+++ DATA SHOWN +++

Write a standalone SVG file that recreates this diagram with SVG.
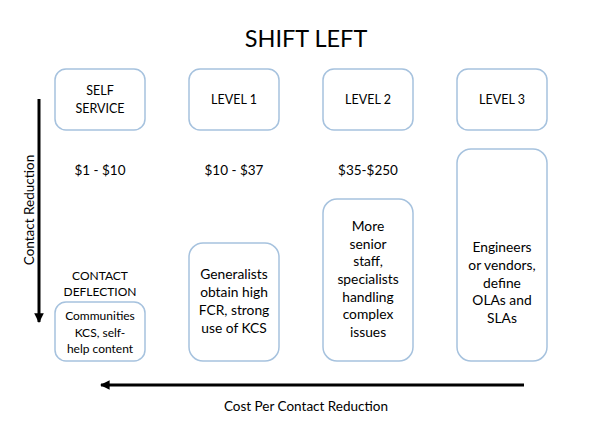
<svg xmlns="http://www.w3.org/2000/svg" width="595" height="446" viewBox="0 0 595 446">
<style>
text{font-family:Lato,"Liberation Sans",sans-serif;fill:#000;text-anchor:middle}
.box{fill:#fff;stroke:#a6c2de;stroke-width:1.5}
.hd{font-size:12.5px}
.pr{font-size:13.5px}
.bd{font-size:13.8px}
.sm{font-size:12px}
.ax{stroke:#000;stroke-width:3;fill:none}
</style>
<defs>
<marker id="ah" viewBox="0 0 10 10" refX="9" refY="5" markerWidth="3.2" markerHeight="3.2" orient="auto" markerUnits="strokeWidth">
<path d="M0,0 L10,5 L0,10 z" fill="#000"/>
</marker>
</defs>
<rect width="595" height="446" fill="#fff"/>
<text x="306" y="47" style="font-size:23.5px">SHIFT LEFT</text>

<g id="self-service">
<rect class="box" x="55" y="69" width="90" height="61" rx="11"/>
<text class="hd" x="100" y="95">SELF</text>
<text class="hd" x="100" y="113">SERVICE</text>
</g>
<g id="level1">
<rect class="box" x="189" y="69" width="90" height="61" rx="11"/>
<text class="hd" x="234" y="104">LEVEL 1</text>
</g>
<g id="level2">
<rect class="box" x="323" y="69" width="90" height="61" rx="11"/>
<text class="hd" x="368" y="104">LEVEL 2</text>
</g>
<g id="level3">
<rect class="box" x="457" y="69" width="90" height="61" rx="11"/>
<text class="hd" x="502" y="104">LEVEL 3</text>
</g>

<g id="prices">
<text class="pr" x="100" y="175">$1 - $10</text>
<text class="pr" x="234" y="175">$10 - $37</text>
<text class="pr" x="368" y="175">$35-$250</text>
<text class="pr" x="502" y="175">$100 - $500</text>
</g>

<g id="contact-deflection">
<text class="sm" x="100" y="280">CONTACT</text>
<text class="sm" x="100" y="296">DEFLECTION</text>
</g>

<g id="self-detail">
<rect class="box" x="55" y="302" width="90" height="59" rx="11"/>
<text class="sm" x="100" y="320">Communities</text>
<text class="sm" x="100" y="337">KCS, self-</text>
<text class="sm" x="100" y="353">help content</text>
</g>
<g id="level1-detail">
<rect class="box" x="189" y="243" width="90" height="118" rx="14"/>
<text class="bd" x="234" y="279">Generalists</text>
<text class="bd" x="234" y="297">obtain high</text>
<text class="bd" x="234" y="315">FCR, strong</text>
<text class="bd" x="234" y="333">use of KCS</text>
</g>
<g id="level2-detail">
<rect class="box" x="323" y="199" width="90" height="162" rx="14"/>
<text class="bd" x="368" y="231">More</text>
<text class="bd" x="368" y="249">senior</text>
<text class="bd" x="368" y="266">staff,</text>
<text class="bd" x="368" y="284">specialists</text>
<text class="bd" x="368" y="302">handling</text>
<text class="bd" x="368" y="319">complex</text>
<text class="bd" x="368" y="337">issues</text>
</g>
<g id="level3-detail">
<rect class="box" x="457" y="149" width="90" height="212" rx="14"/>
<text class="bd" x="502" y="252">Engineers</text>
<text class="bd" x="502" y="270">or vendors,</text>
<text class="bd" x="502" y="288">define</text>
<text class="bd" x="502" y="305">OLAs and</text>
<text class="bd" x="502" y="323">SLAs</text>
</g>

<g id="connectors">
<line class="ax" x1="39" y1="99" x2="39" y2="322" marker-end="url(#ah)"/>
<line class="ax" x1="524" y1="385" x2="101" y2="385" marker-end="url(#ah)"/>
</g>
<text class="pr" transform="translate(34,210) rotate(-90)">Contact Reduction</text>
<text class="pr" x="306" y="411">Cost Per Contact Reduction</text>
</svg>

+++
+++ DATA SHOWN +++

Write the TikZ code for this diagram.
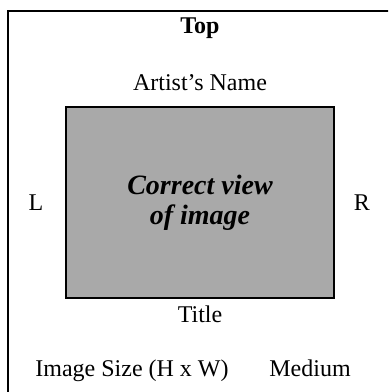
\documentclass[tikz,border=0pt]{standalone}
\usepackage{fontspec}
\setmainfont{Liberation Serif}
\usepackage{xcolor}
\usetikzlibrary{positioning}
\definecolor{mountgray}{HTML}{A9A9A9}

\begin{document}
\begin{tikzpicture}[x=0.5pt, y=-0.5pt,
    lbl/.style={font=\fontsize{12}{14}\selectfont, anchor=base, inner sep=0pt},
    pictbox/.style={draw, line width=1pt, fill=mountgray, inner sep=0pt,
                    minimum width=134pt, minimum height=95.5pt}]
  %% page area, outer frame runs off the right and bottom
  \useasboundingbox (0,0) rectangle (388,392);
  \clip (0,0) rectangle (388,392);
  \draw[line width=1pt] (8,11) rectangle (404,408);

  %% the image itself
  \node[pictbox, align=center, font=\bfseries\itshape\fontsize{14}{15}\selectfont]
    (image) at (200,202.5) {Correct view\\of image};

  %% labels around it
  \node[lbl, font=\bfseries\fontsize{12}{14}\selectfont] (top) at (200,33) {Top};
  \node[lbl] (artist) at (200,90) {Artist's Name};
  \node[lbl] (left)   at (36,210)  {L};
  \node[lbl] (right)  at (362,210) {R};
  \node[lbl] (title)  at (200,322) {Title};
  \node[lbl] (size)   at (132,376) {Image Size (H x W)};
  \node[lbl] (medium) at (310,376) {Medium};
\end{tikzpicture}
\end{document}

+++

**EXERCISE INSTRUCTIONS**
Identify the lines in the entries that hold "diagram" and return each one.

**EXERCISE SOLUTION**
Write a standalone SVG file that recreates this diagram with SVG.
Write the TikZ code for this diagram.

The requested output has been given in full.